Deux nouvelles entités vont venir semer le chaos au cours de la saison. D'une part, la nouvelle organisation les Flag Smashers, qu'on peut deviner partiellement inspirée de Qanon. Radicalisé depuis le retour à la vie de la moitié de l'humanité, ce groupuscule terroriste veut revenir au monde d'avant. Le complotisme est en toile de fond dans ce monde où l'on croit volontiers que Captain America vit tranquillement caché sur la Lune. Comme s'il était plus plausible d'avouer aux gens qu'il est reparti vivre sa vie dans les années 1940 avec Peggy Carter. Et de l'autre, le gouvernement américain lui-même, jamais en reste pour prendre une mauvaise décision. En l'absence de Captain America en titre, les autorités choisissent arbitrairement un type pour le remplacer, à savoir John Walker. Exactement comme dans les comics, c'est le genre de décision qui tourne toujours mal.

Le retour de Batroc the Leaper, le premier super-vilain français du monde Marvel créé par Stan Lee et Jack Kirby en 1966. | Marvel / montage Daniel Andreyev

Des super-héros intouchables?

Tout comme dans Spider-Man: Far From Home, Falcon et le soldat de l'hiver pose encore plus la question de savoir ce que ça fait de revenir à la vie après cinq ans d'absence. Plein d'assurance, Falcon se dit que la vie va lui être facile. Mais ce n'est pas parce qu'on est un Avengers et qu'on s'est battu contre Thanos que l'on obtient plus aisément un prêt bancaire. C'est le groove particulier de cette série qui se vit un peu en prenant son temps.

Dans les scènes de Sam Wilson, alias Falcon, la caméra cherche à s'éloigner le plus possible, pour lui donner de grands espaces. On capte ainsi au maximum son univers et sa famille. Pour Bucky, la caméra se fait très proche, parfois même abusivement pour les séances chez sa psy. Comme si l'objectif était de nous faire ressentir son malaise et le monde de colère dans lequel il s'est enfermé. Ce choix de réalisation n'est pas anodin.

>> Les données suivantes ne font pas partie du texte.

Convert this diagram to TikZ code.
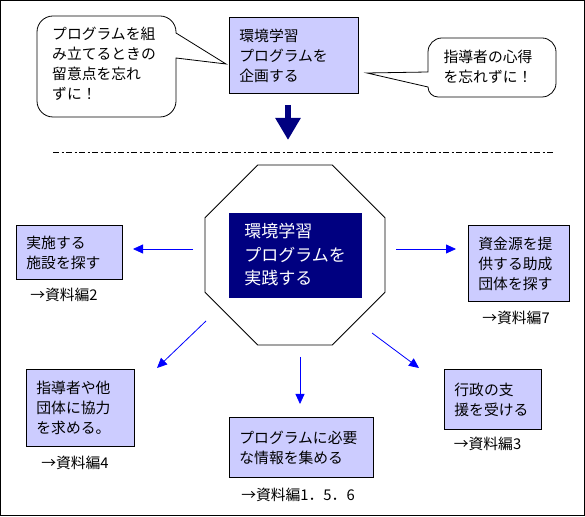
\documentclass[tikz,border=0pt]{standalone}
\usepackage{fontspec}
\setmainfont{Noto Sans CJK JP}
\usetikzlibrary{shapes.geometric,arrows.meta}
\definecolor{boxfill}{HTML}{CCCCFF}
\definecolor{navyc}{HTML}{000080}
\definecolor{arrowblue}{HTML}{0000FF}
\begin{document}
\begin{tikzpicture}[x=1pt,y=1pt,
  txt/.style={font=\fontsize{14.8}{20}\selectfont},
  infobox/.style={draw, fill=boxfill, line width=0.8pt, anchor=north west, align=left, inner xsep=10pt, inner ysep=0pt, txt},
  reflabel/.style={txt, inner sep=0pt},
  link/.style={draw=arrowblue, line width=0.8pt, -{Triangle[length=10pt,width=9pt]}},
  callout/.style={draw, line width=0.8pt, fill=white},
  calltext/.style={txt, align=left, inner sep=0pt}]

\useasboundingbox (0,0) rectangle (585,516);
\draw[line width=1pt] (0.5,0.5) rectangle (584.5,515.5);

% top part
\node[infobox, text width=109pt, minimum height=76pt] (plan) at (229,499) {環境学習\\プログラムを\\企画する};

\draw[callout] (53,500) -- (160,500) arc[start angle=90,end angle=0,radius=16]
  -- (176,483) -- (226,452) -- (176,458) -- (176,415)
  arc[start angle=0,end angle=-90,radius=16] -- (53,399)
  arc[start angle=270,end angle=180,radius=16] -- (37,484)
  arc[start angle=180,end angle=90,radius=16] -- cycle;
\node[calltext] (noteL) at (104,452) {プログラムを組\\み立てるときの\\留意点を忘れ\\ずに！};

\draw[callout] (442,478) -- (542,478) arc[start angle=90,end angle=0,radius=14]
  -- (556,433) arc[start angle=0,end angle=-90,radius=14] -- (438,419)
  arc[start angle=270,end angle=180,radius=10] -- (428,429) -- (367,443)
  -- (428,444) -- (428,464) arc[start angle=180,end angle=90,radius=14] -- cycle;
\node[calltext] (noteR) at (488,449) {指導者の心得\\を忘れずに！};

\coordinate (bigA) at (288,411);
\coordinate (bigB) at (288,376);
\draw[navyc, line width=6pt, -{Triangle[length=22pt,width=24pt]}] (bigA) -- (bigB);

\coordinate (dl) at (53,363);
\coordinate (dr) at (555,363);
\draw[line width=1pt, dash pattern=on 6pt off 2.5pt on 2pt off 2.5pt] (dl) -- (dr);

% center
\node[draw, regular polygon, regular polygon sides=8, minimum size=194.8pt, inner sep=0pt, line width=0.8pt] (oct) at (295,261) {};
\node[fill=navyc, draw=navyc, text=white, minimum width=132pt, minimum height=84pt, inner sep=0pt, align=left, font=\fontsize{17}{23.5}\selectfont] (act) at (295,261) {環境学習\\プログラムを\\実践する};

% surrounding boxes
\node[infobox, text width=86pt, minimum height=54pt] (fac) at (16,291) {実施する\\施設を探す};
\node[reflabel] (ref2) at (64,221) {→資料編2};

\node[infobox, text width=81pt, minimum height=76pt] (fund) at (468,291) {資金源を提\\供する助成\\団体を探す};
\node[reflabel] (ref7) at (516,198) {→資料編7};

\node[infobox, text width=88pt, minimum height=77pt] (coop) at (26,147) {指導者や他\\団体に協力\\を求める。};
\node[reflabel] (ref4) at (75,53) {→資料編4};

\node[infobox, text width=124pt, minimum height=60pt] (info) at (229,99) {プログラムに必要\\な情報を集める};
\node[reflabel] (ref156) at (298,21) {→資料編1．5．6};

\node[infobox, text width=77pt, minimum height=60pt] (gov) at (444,147) {行政の支\\援を受ける};
\node[reflabel] (ref3) at (487.5,72) {→資料編3};

% arrows
\coordinate (aLs) at (193,267); \coordinate (aLe) at (133,267);
\coordinate (aRs) at (396,267); \coordinate (aRe) at (456,267);
\coordinate (aBLs) at (206,195); \coordinate (aBLe) at (157,148);
\coordinate (aBMs) at (300,159); \coordinate (aBMe) at (300,112);
\coordinate (aBRs) at (372,183); \coordinate (aBRe) at (419,148);
\draw[link] (aLs) -- (aLe);
\draw[link] (aRs) -- (aRe);
\draw[link] (aBLs) -- (aBLe);
\draw[link] (aBMs) -- (aBMe);
\draw[link] (aBRs) -- (aBRe);
\end{tikzpicture}
\end{document}
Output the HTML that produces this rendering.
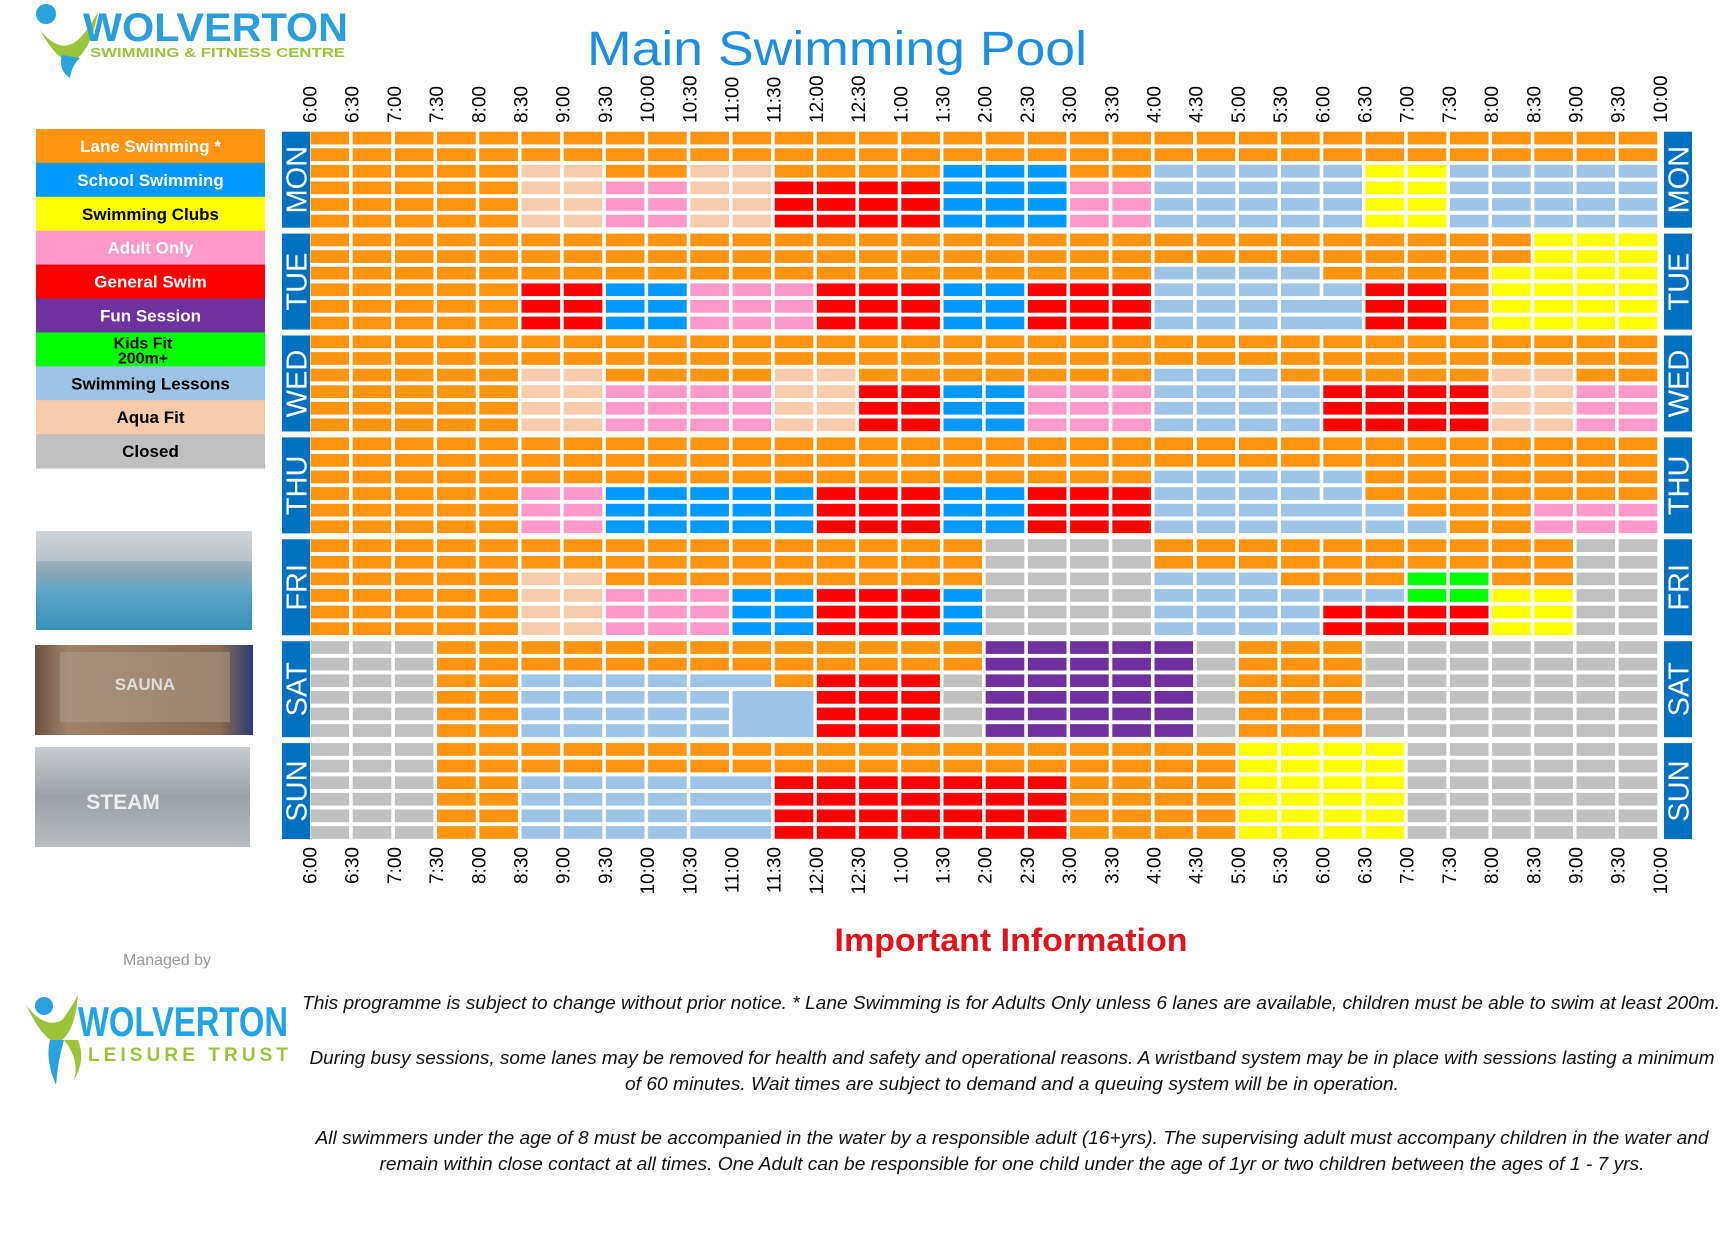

Les deux héros font partie de cette phase 4 du MCU destinée à relancer toute une industrie de blockbusters après le départ de ses stars principales.

Kari Skogland, réalisatrice canadienne qui a signé des épisodes de séries aussi différentes que La Servante écarlate et The Walking Dead, a déclaré dans une interview au site Polygon que le film Intouchables a eu une influence considérable sur Falcon et le soldat de l'hiver. «Je me suis inspirée de la vulnérabilité des personnages. C'est un film spectaculaire. Je crois que ça m'a rassurée quant à la possibilité d'explorer justement la vulnérabilité de Bucky et de Sam, qu'on puisse entrer au plus profond de leur sensibilité, et avoir de l'empathie pour eux. Parce que ce qui est en apparence leur vulnérabilité est en fait ce qui les rend plus forts.»

Alors que le film Black Widow sort finalement le 9 juillet sur la plateforme de Disney, Falcon et le soldat de l'hiver donne l'impression de passer déjà à autre chose. Les deux héros, pas forcément les têtes de gondole habituelles, font partie de cette fameuse phase 4 du MCU destinée à relancer toute une industrie de blockbusters après le départ de ses stars principales. Et peut-être que cette série sur le passage de flambeau, le deuil et l'héritage va réussir à faire en six épisodes ce qui est difficile à faire au cinéma: donner à ses héros le temps de guérir.